◆ What this task involves ◆
Return the lines from the one that contains "Recreate this image" through the one that contains "import plotly.graph_objects as go", both included, exactly as written and with nothing added.
---- Data records
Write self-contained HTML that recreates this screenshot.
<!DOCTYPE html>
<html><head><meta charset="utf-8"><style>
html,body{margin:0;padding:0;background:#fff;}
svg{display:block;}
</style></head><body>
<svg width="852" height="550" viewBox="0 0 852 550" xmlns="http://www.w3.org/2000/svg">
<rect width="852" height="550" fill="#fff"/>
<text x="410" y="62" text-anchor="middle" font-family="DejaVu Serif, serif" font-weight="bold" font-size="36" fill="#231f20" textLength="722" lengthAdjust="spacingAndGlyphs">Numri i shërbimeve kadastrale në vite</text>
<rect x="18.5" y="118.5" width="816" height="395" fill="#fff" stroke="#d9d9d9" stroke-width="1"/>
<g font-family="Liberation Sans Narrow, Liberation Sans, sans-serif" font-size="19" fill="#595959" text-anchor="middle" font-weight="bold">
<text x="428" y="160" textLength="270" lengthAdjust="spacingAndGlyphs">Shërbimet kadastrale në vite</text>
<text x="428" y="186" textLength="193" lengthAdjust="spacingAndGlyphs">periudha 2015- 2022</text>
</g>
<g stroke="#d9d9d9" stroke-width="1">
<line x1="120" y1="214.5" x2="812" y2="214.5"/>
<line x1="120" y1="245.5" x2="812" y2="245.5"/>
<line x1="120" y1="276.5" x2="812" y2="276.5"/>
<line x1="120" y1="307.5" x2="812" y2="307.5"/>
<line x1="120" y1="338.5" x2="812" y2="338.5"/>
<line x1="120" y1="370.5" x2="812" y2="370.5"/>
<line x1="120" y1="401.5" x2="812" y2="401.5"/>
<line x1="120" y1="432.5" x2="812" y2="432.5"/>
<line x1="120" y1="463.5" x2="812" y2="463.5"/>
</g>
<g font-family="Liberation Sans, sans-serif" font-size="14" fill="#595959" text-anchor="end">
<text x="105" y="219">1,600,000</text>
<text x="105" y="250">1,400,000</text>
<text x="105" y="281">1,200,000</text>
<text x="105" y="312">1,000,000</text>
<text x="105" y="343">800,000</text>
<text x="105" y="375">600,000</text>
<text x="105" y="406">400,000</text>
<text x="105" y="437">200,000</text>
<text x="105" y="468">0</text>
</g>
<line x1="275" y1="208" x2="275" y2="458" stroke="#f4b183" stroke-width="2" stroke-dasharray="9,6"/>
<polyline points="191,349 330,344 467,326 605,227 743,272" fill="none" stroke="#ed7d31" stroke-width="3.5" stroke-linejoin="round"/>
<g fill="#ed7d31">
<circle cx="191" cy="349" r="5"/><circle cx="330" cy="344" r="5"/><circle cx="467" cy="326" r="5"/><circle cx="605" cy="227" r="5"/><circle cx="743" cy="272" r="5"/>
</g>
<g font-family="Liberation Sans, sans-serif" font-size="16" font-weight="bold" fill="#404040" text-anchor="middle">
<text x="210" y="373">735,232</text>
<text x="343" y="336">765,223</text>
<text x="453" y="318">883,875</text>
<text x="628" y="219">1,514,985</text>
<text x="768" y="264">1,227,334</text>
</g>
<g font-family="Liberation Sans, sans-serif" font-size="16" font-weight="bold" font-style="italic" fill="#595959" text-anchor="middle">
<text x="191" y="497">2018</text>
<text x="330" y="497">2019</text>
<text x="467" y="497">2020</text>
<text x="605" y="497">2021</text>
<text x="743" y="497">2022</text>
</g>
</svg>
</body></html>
--------
---- Data records
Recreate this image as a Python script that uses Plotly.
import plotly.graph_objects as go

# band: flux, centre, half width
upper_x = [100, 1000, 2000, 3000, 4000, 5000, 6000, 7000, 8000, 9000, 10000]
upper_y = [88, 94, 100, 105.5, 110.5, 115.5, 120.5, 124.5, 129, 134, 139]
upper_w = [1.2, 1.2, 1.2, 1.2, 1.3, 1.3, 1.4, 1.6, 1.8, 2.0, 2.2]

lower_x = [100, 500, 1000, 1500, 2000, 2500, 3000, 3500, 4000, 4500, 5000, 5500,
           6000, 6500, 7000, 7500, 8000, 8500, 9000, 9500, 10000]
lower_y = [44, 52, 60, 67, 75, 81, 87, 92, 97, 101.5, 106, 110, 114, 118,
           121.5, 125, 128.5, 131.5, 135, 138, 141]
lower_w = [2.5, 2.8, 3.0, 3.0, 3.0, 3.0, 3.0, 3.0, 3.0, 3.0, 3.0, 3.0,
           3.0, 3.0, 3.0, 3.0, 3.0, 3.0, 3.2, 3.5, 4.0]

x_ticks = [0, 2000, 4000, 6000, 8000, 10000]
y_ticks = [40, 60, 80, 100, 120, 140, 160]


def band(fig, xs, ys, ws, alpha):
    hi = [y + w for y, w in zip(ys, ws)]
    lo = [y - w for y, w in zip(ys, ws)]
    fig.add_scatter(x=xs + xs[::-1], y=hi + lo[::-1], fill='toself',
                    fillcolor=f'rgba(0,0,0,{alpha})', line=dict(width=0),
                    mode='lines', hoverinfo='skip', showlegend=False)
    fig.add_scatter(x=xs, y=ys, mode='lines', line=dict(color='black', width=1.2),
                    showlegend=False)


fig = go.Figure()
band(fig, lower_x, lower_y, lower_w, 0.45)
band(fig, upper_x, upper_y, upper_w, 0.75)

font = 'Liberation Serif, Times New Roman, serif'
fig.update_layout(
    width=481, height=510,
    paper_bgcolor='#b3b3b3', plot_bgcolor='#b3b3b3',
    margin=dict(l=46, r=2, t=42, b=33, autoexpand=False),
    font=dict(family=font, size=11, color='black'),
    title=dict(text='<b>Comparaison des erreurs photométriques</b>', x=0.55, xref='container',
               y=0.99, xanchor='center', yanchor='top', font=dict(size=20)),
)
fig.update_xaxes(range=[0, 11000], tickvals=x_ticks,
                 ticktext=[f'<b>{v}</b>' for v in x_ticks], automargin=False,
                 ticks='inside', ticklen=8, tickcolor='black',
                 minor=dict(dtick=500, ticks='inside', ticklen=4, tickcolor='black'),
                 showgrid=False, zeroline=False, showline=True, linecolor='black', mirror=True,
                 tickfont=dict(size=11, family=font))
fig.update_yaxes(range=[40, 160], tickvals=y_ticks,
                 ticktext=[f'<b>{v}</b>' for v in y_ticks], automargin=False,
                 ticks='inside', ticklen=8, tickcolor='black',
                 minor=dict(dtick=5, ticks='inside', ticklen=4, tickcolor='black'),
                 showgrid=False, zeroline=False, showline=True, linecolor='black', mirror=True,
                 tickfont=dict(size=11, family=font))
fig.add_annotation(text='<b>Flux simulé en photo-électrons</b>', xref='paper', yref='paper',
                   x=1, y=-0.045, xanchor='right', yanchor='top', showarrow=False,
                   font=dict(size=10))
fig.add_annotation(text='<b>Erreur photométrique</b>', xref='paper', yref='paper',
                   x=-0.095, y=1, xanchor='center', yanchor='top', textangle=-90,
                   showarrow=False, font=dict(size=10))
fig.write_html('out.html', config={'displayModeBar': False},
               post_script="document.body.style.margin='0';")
--------
◆ The reply ◆
Recreate this image as a Python script that uses Plotly.
import plotly.graph_objects as go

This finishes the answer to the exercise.